Lecture du mercredi 28 juin 2023
REPUBLIQUE FRANCAISE

AU NOM DU PEUPLE FRANCAIS



Vu la procédure suivante :

La société par actions simplifiée Vitaris et l'association française de téléassistance (AFRATA) ont demandé au tribunal administratif d'Orléans d'annuler le titre exécutoire n° 1852 d'un montant de 211 euros émis le 13 novembre 2019 par le service départemental d'incendie et de secours (SDIS) du Loiret et de décharger la société Vitaris de l'obligation de payer cette somme. Par un jugement n° 2000109 du 4 mai 2021, le tribunal administratif d'Orléans a rejeté leurs demandes.

Par un arrêt n° 21VE02056 du 24 février 2022, la cour administrative d'appel de Versailles a, sur appel de la société Vitaris et de l'AFRATA, annulé ce jugement et annulé le titre de recette n° 1852 émis le 13 novembre 2019.

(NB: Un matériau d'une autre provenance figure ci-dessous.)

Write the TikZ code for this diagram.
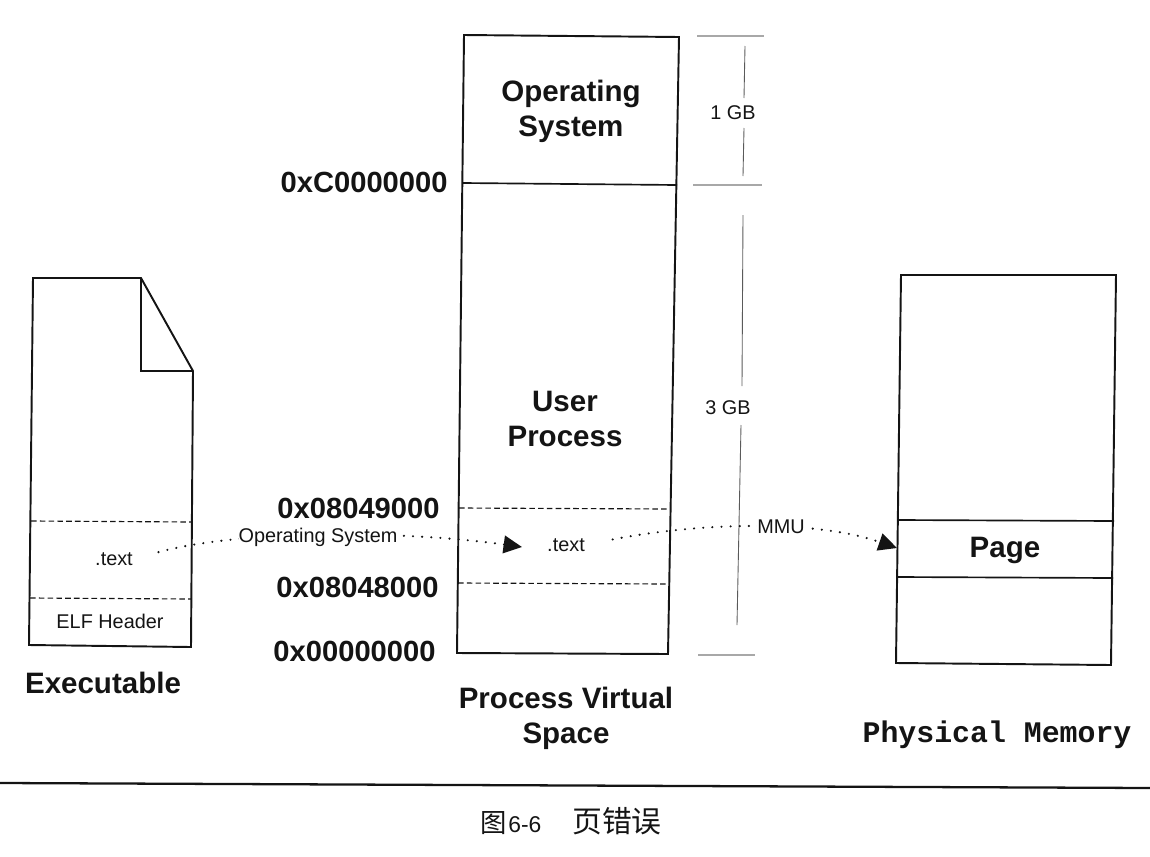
\documentclass[tikz,border=0pt]{standalone}
\usepackage{fontspec}
\setmainfont{Liberation Sans}
\newfontfamily\pfcjk{Noto Sans CJK SC}
\newfontfamily\pfmono{Liberation Mono}
\usetikzlibrary{arrows.meta}
\usepackage{xcolor}
\definecolor{pfInk}{HTML}{141414}
\definecolor{pfRule}{HTML}{5A5A5A}
\definecolor{pfTick}{HTML}{A8A8A8}

\begin{document}
\begin{tikzpicture}[x=0.02cm, y=-0.02cm, pfInk,
  frm/.style={draw=pfInk, line width=1.1pt, line join=miter},
  sep/.style={draw=pfInk, line width=0.95pt},
  dsh/.style={draw=pfInk, line width=0.65pt, dash pattern=on 3.2pt off 1.8pt},
  tick/.style={draw=pfTick, line width=0.6pt},
  scl/.style={draw=pfRule, line width=0.5pt},
  dotarr/.style={draw=pfInk, line width=1.35pt, line cap=round, dash pattern=on 0pt off 5.2pt,
    -{Triangle[length=10.5pt, width=10pt, fill=pfInk]}},
  big/.style={font=\fontsize{16.8pt}{20pt}\selectfont\bfseries, align=center, inner sep=0pt},
  adr/.style={font=\fontsize{16.6pt}{20pt}\selectfont\bfseries, anchor=east, inner sep=0pt},
  sml/.style={font=\fontsize{11.3pt}{13pt}\selectfont, inner sep=0pt},
  lbl/.style={sml, fill=white, inner xsep=0pt, inner ysep=1pt}]
\useasboundingbox (0,0) rectangle (1150,856);

% ── Executable ──
\draw[frm] (33,278) -- (141,278) -- (193,371) -- (191,647) -- (29,645) -- cycle;
\draw[frm] (141,278) -- (141,371) -- (193,371);
\draw[dsh] (31,521) -- (192,522);
\draw[dsh] (30,598) -- (191,599);
\node[sml] (exectext) at (114,559) {.text};
\node[sml] (elfhdr) at (110,621) {ELF Header};
\node[big] (execname) at (103,683) {Executable};

% ── Process Virtual Space ──
\draw[frm] (464,35) -- (679,37) -- (668,654) -- (457,653) -- cycle;
\draw[sep] (463,183) -- (677,185);
\draw[dsh] (459,508) -- (668,509);
\draw[dsh] (458,583) -- (667,584);
\node[big, text width=200pt] (osbox) at (571,111) {Operating\\System};
\node[big] (userbox) at (565,419) {User\\Process};
\node[sml] (vmtext) at (566,545) {.text};
\node[big] (vmname) at (566,718) {Process Virtual\\Space};
\node[adr] (adrtop) at (448,182) {0xC0000000};
\node[adr] (adrhi) at (440,508) {0x08049000};
\node[adr] (adrlo) at (439,587) {0x08048000};
\node[adr] (adrnul) at (436,651) {0x00000000};

% ── 1 GB / 3 GB scale ──
\draw[tick] (697,36) -- (764,36);
\draw[tick] (693,185) -- (762,185);
\draw[tick] (698,655) -- (755,655);
\node[sml] (gbone) at (733,113) {1 GB};
\node[sml] (gbthree) at (728,408) {3 GB};
\draw[scl] (745,46) -- (744,98);
\draw[scl] (744,128) -- (743,176);
\draw[scl] (743,215) -- (742,386);
\draw[scl] (741,425) -- (737,625);

% ── Physical Memory ──
\draw[frm] (901,275) -- (1116,275) -- (1111,665) -- (896,663) -- cycle;
\draw[sep] (899,520) -- (1114,521);
\draw[sep] (898,577) -- (1113,578);
\node[big] (pagebox) at (1005,550) {Page};
\node[font=\pfmono\fontsize{17pt}{20pt}\selectfont\bfseries, inner sep=0pt] (physname) at (997,735) {Physical Memory};

% ── dotted mappings ──
\coordinate (vmtip) at (522,547);
\coordinate (pagetip) at (897,548);
\draw[dotarr, shorten <=15pt] (exectext.east) .. controls (240,530) and (400,530) .. (vmtip);
\draw[dotarr, shorten <=16pt] (vmtext.east) .. controls (690,524) and (810,518) .. (pagetip);
\node[lbl] (oslabel) at (318,537) {Operating System};
\node[lbl] (mmulabel) at (781,527) {MMU};

% ── caption ──
\draw[draw=pfInk, line width=1.3pt] (0,783) -- (1150,788);
\node[inner sep=0pt] (capt) at (571,821) {\fontsize{15pt}{18pt}\selectfont{\pfcjk 图}\hspace{1pt}{\fontsize{13pt}{18pt}\selectfont 6-6}\hspace{17.5pt}{\pfcjk\fontsize{17pt}{18pt}\selectfont 页错误}};
\end{tikzpicture}
\end{document}
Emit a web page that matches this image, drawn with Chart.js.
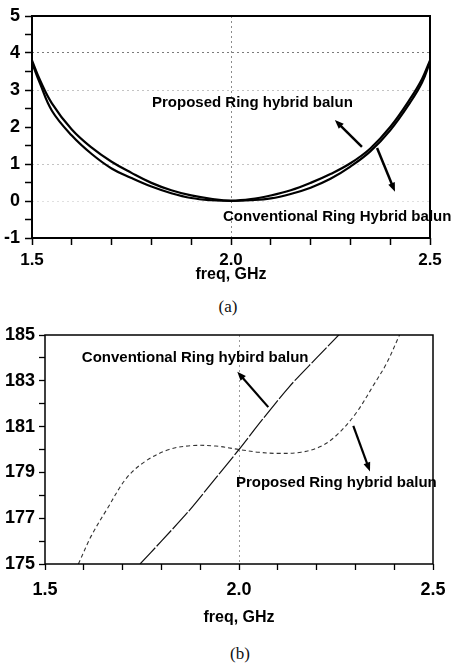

Par un pourvoi sommaire et un mémoire complémentaire, enregistrés les 25 avril et 25 juillet 2022 au secrétariat du contentieux du Conseil d'Etat, le SDIS du Loiret demande au Conseil d'Etat :

1°) d'annuler cet arrêt ;

2°) réglant l'affaire au fond, de rejeter l'appel de la société Vitaris et de l'AFRATA ;

3°) de mettre à la charge de la société Vitaris et de l'AFRATA la somme de 5 000 euros au titre de l'article L. 761-1 du code de justice administrative.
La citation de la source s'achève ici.